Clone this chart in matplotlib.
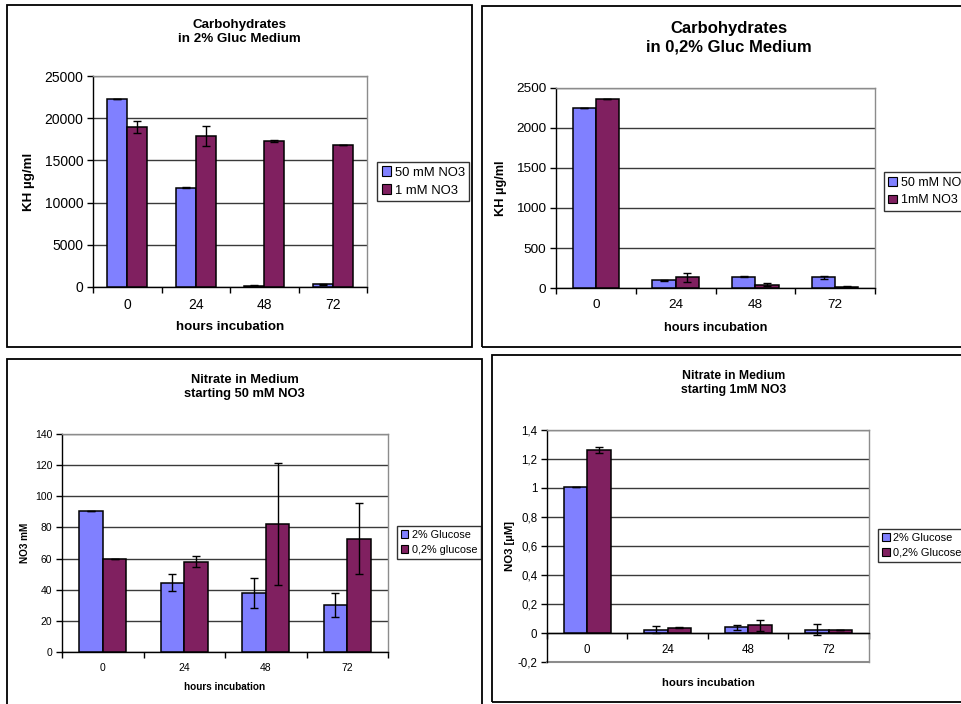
import matplotlib
matplotlib.use("Agg")
import matplotlib.pyplot as plt
import numpy as np
from matplotlib.patches import Rectangle

plt.rcParams['font.family'] = ['Liberation Sans', 'DejaVu Sans']

W, H = 962, 704

hours = ["0", "24", "48", "72"]

# Panel 1: Carbohydrates in 2% Gluc Medium
p1_title = "Carbohydrates\nin 2% Gluc Medium"
p1_series = ["50 mM NO3", "1 mM NO3"]
p1_a = [22300, 11780, 170, 320]
p1_a_err = [0, 100, 60, 60]
p1_b = [18950, 17850, 17280, 16810]
p1_b_err = [700, 1200, 120, 0]
p1_yticks = [0, 5000, 10000, 15000, 20000, 25000]
p1_ylabels = ["0", "5000", "10000", "15000", "20000", "25000"]

# Panel 2: Carbohydrates in 0,2% Gluc Medium
p2_title = "Carbohydrates\nin 0,2% Gluc Medium"
p2_series = ["50 mM NO3", "1mM NO3"]
p2_a = [2250, 96, 142, 134]
p2_a_err = [0, 8, 10, 18]
p2_b = [2362, 134, 42, 17]
p2_b_err = [0, 58, 15, 4]
p2_yticks = [0, 500, 1000, 1500, 2000, 2500]
p2_ylabels = ["0", "500", "1000", "1500", "2000", "2500"]

# Panel 3: Nitrate in Medium starting 50 mM NO3
p3_title = "Nitrate in Medium\nstarting 50 mM NO3"
p3_series = ["2% Glucose", "0,2% glucose"]
p3_a = [90.7, 44.6, 37.9, 30.4]
p3_a_err = [0, 5.7, 9.8, 7.7]
p3_b = [60.0, 58.1, 82.3, 72.7]
p3_b_err = [0, 3.6, 39.2, 22.8]
p3_yticks = [0, 20, 40, 60, 80, 100, 120, 140]
p3_ylabels = ["0", "20", "40", "60", "80", "100", "120", "140"]

# Panel 4: Nitrate in Medium starting 1mM NO3
p4_title = "Nitrate in Medium\nstarting 1mM NO3"
p4_series = ["2% Glucose", "0,2% Glucose"]
p4_a = [1.006, 0.023, 0.039, 0.023]
p4_a_err = [0, 0.025, 0.019, 0.04]
p4_b = [1.264, 0.037, 0.053, 0.023]
p4_b_err = [0.021, 0.002, 0.037, 0]
p4_yticks = [-0.2, 0, 0.2, 0.4, 0.6, 0.8, 1.0, 1.2, 1.4]
p4_ylabels = ["-0,2", "0", "0,2", "0,4", "0,6", "0,8", "1", "1,2", "1,4"]

C1 = "#8080FF"
C2 = "#802060"
GRID = "#3a3a3a"
BORDER = "#8c8c8c"

fig = plt.figure(figsize=(W / 100, H / 100), dpi=100)


def fx(x):
    return x / W


def fy(y):
    return 1 - y / H


def add_axes_px(x0, y0, x1, y1):
    return fig.add_axes([fx(x0), fy(y1), (x1 - x0) / W, (y1 - y0) / H])


def panel_border(x0, y0, x1, y1):
    r = Rectangle((fx(x0), fy(y1)), (x1 - x0) / W, (y1 - y0) / H,
                  transform=fig.transFigure, fill=False, edgecolor="black",
                  linewidth=1.3, zorder=0)
    fig.patches.append(r)


def draw_panel(box, axbox, title, tsize, title_y, a, aerr, b, berr, series,
               yticks, ylabels, ylabel, ylx, tick_fs, xlabel, xly, xl_fs,
               leg_box, leg_fs, zero_axis=False):
    panel_border(*box)
    ax = add_axes_px(*axbox)
    x = np.arange(len(hours))
    w = 0.29
    ax.bar(x - w / 2, a, w, color=C1, edgecolor="black", linewidth=1.1,
           zorder=3, label=series[0])
    ax.bar(x + w / 2, b, w, color=C2, edgecolor="black", linewidth=1.1,
           zorder=3, label=series[1])
    ax.errorbar(x - w / 2, a, yerr=aerr, fmt="none", ecolor="black",
                elinewidth=1.0, capsize=3, capthick=1.0, zorder=4)
    ax.errorbar(x + w / 2, b, yerr=berr, fmt="none", ecolor="black",
                elinewidth=1.0, capsize=3, capthick=1.0, zorder=4)
    ax.set_xlim(-0.5, len(hours) - 0.5)
    ax.set_ylim(yticks[0], yticks[-1])
    ax.set_yticks(yticks)
    ax.set_yticklabels(ylabels)
    ax.set_xticks(np.arange(len(hours) + 1) - 0.5)
    ax.set_xticklabels([])
    ax.set_xticks(x, minor=True)
    ax.set_xticklabels(hours, minor=True)
    ax.tick_params(axis="x", which="major", direction="out", length=4,
                   width=1, color="black")
    ax.tick_params(axis="x", which="minor", length=0, labelsize=tick_fs,
                   pad=8)
    ax.tick_params(axis="y", direction="out", length=4, width=1,
                   labelsize=tick_fs, pad=3)
    ax.yaxis.grid(True, color=GRID, linewidth=1.0, zorder=1)
    ax.set_axisbelow(True)
    for s in ["top", "right"]:
        ax.spines[s].set_color(BORDER)
        ax.spines[s].set_linewidth(1.0)
    ax.spines["left"].set_color("black")
    ax.spines["left"].set_linewidth(1.0)
    ax.spines["bottom"].set_color("black")
    ax.spines["bottom"].set_linewidth(1.0)
    if zero_axis:
        ax.spines["bottom"].set_position(("data", 0))
        ax.axhline(yticks[0], color=BORDER, linewidth=1.5, clip_on=False,
                   zorder=2)
    ax.set_facecolor("white")
    # title
    cx = (box[0] + min(box[2], 976)) / 2
    fig.text(fx(cx), fy(title_y), title, ha="center", va="center",
             fontsize=tsize, fontweight="bold", linespacing=1.25)
    # x label
    fig.text(fx((axbox[0] + axbox[2]) / 2), fy(xly), xlabel, ha="center",
             va="center", fontsize=xl_fs, fontweight="bold")
    # y label
    fig.text(fx(ylx), fy((axbox[1] + axbox[3]) / 2), ylabel, ha="center",
             va="center", rotation=90, fontsize=xl_fs, fontweight="bold")
    # legend
    lx0, ly0, lx1, ly1 = leg_box
    handles = [Rectangle((0, 0), 1, 1, facecolor=C1, edgecolor="black",
                         linewidth=0.8),
               Rectangle((0, 0), 1, 1, facecolor=C2, edgecolor="black",
                         linewidth=0.8)]
    leg = fig.legend(handles, series, loc="center left",
                     bbox_to_anchor=(fx(lx0), fy((ly0 + ly1) / 2)),
                     fontsize=leg_fs, frameon=True, fancybox=False,
                     edgecolor="black", handlelength=0.7, handleheight=0.7,
                     handletextpad=0.3, borderpad=0.35, labelspacing=0.45,
                     borderaxespad=0)
    leg.get_frame().set_linewidth(1.0)
    return ax


draw_panel((7, 5, 472, 347), (93, 76, 367, 287), p1_title, 9.6, 32,
           p1_a, p1_a_err, p1_b, p1_b_err, p1_series, p1_yticks, p1_ylabels,
           "KH µg/ml", 29, 10, "hours incubation", 327, 9.6,
           (377, 163, 468, 200), 9.4)

draw_panel((482, 6, 990, 347), (556, 88, 875, 288), p2_title, 12, 38,
           p2_a, p2_a_err, p2_b, p2_b_err, p2_series, p2_yticks, p2_ylabels,
           "KH µg/ml", 501, 9.7, "hours incubation", 328, 9.2,
           (884, 176, 990, 207), 9.0)

draw_panel((7, 359, 482, 720), (62, 434, 388, 652), p3_title, 9.3, 387,
           p3_a, p3_a_err, p3_b, p3_b_err, p3_series, p3_yticks, p3_ylabels,
           "NO3 mM", 25, 7.5, "hours incubation", 687, 7.2,
           (397, 524, 478, 561), 7.8)

draw_panel((492, 355, 990, 702), (547, 430, 869, 662), p4_title, 8.8, 383,
           p4_a, p4_a_err, p4_b, p4_b_err, p4_series, p4_yticks, p4_ylabels,
           "NO3 [µM]", 510, 8.3, "hours incubation", 683, 8.2,
           (878, 527, 990, 564), 7.9, zero_axis=True)

fig.savefig("out.png", dpi=100, facecolor="white")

**To do:** Pick out every line with the string "matplotlib" and copy it.

**Correct response:**
Clone this chart in matplotlib.
import matplotlib
matplotlib.use("Agg")
import matplotlib.pyplot as plt
from matplotlib.patches import Rectangle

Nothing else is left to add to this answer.